TASK REQUIREMENTS.
Retype only what runs from the beginning of the data through the line with "import * as"; please omit the pictures and keep every line exact.

RAW DATA.
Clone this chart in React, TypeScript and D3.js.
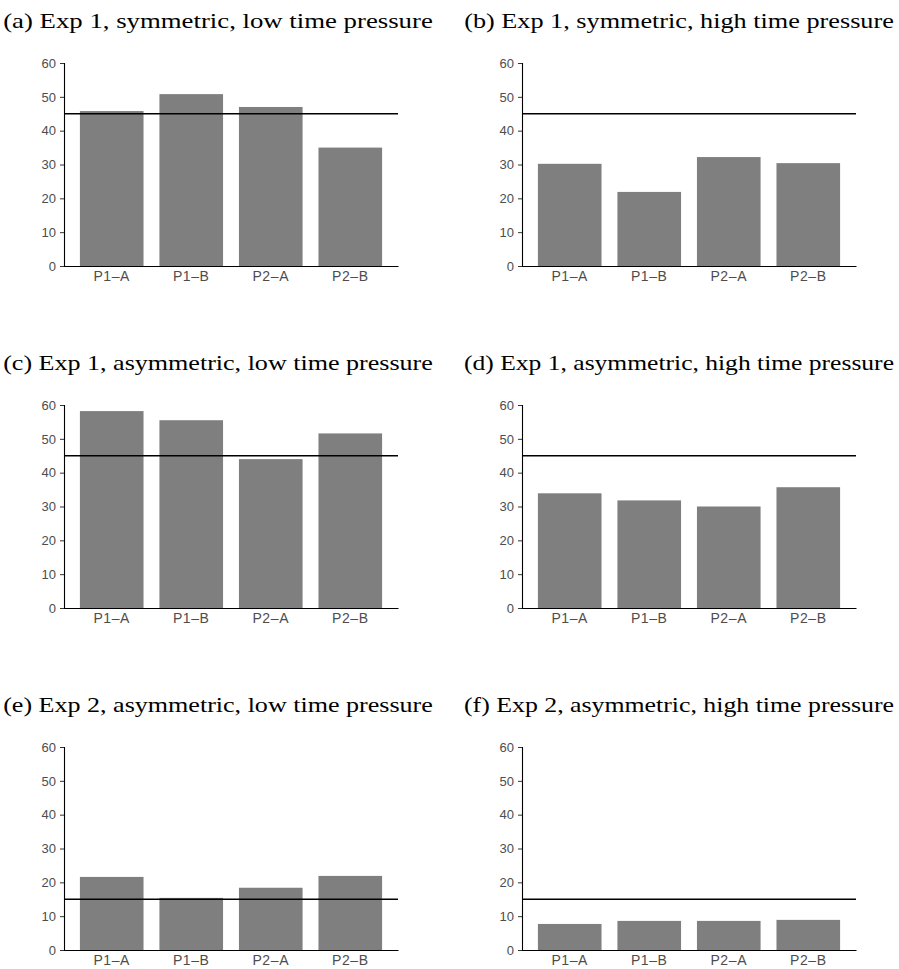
import { useEffect, useRef } from "react";
import * as d3 from "d3";

const categories = ["P1\u2013A", "P1\u2013B", "P2\u2013A", "P2\u2013B"];
const panelTitles = [
  "(a) Exp 1, symmetric, low time pressure",
  "(b) Exp 1, symmetric, high time pressure",
  "(c) Exp 1, asymmetric, low time pressure",
  "(d) Exp 1, asymmetric, high time pressure",
  "(e) Exp 2, asymmetric, low time pressure",
  "(f) Exp 2, asymmetric, high time pressure",
];
const expA = [45.8, 50.8, 47.0, 35.0];
const expB = [30.2, 21.9, 32.2, 30.4];
const expC = [58.2, 55.5, 44.0, 51.6];
const expD = [33.9, 31.8, 30.0, 35.7];
const expE = [21.6, 15.4, 18.4, 21.9];
const expF = [7.7, 8.6, 8.6, 8.9];
const panelValues = [expA, expB, expC, expD, expE, expF];
const benchmark = [45, 45, 45, 45, 15, 15];
const yTicks = [0, 10, 20, 30, 40, 50, 60];

export default function App() {
  const ref = useRef<SVGSVGElement>(null);

  useEffect(() => {
    const svg = d3.select(ref.current);
    svg.selectAll("*").remove();

    const colLeft = [64, 522];
    const plotW = 334;
    const plotH = 203;
    const rowTop = [63, 405, 747];
    const titleCenter = [218, 679];

    panelValues.forEach((vals, i) => {
      const col = i % 2;
      const row = Math.floor(i / 2);
      const left = colLeft[col];
      const top = rowTop[row];

      const x = d3
        .scaleBand()
        .domain(categories)
        .range([left, left + plotW])
        .paddingInner(0.2)
        .paddingOuter(0.2);
      const y = d3.scaleLinear().domain([0, 60]).range([top + plotH, top]);

      const g = svg.append("g");

      // title (stretched a bit, the original used a wider serif)
      const t = g
        .append("text")
        .attr("x", titleCenter[col])
        .attr("y", 28.5 + row * 342)
        .attr("text-anchor", "middle")
        .attr("font-family", "'Liberation Serif', serif")
        .attr("font-size", 21.5)
        .attr("fill", "#000")
        .text(panelTitles[i]);
      const w = (t.node() as SVGTextElement).getComputedTextLength();
      const k = 430 / w;
      t.attr(
        "transform",
        `translate(${titleCenter[col]},0) scale(${k},1) translate(${-titleCenter[col]},0)`
      );

      // bars
      g.selectAll("rect.bar")
        .data(vals)
        .join("rect")
        .attr("class", "bar")
        .attr("x", (_, j) => x(categories[j])!)
        .attr("width", x.bandwidth())
        .attr("y", (d) => y(d))
        .attr("height", (d) => y(0) - y(d))
        .attr("fill", "#7f7f7f");

      // y axis
      const yAxis = g
        .append("g")
        .attr("transform", `translate(${left},0)`)
        .call(d3.axisLeft(y).tickValues(yTicks).tickSize(4).tickPadding(4));
      yAxis.select(".domain").attr("stroke", "#000").attr("stroke-width", 1.1);
      yAxis.selectAll(".tick line").attr("stroke", "#333");
      yAxis
        .selectAll(".tick text")
        .attr("font-family", "'Liberation Sans', Arial, sans-serif")
        .attr("font-size", 13)
        .attr("fill", "#4d4d4d");

      // x axis, no ticks
      const xAxis = g
        .append("g")
        .attr("transform", `translate(0,${top + plotH})`)
        .call(d3.axisBottom(x).tickSize(0).tickPadding(5.5).tickSizeOuter(0));
      xAxis.select(".domain").attr("stroke", "#000").attr("stroke-width", 1.1);
      xAxis
        .selectAll(".tick text")
        .attr("font-family", "'Liberation Sans', Arial, sans-serif")
        .attr("font-size", 14)
        .attr("letter-spacing", 0.6)
        .attr("fill", "#4d4d4d");

      // reference line
      g.append("line")
        .attr("x1", left)
        .attr("x2", left + plotW)
        .attr("y1", y(benchmark[i]))
        .attr("y2", y(benchmark[i]))
        .attr("stroke", "#000")
        .attr("stroke-width", 1.7);
    });
  }, []);

  return (
    <svg
      ref={ref}
      width={899}
      height={969}
      style={{ position: "absolute", left: 0, top: 0, background: "#fff" }}
    />
  );
}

IN RESPONSE.
Clone this chart in React, TypeScript and D3.js.
import { useEffect, useRef } from "react";
import * as d3 from "d3";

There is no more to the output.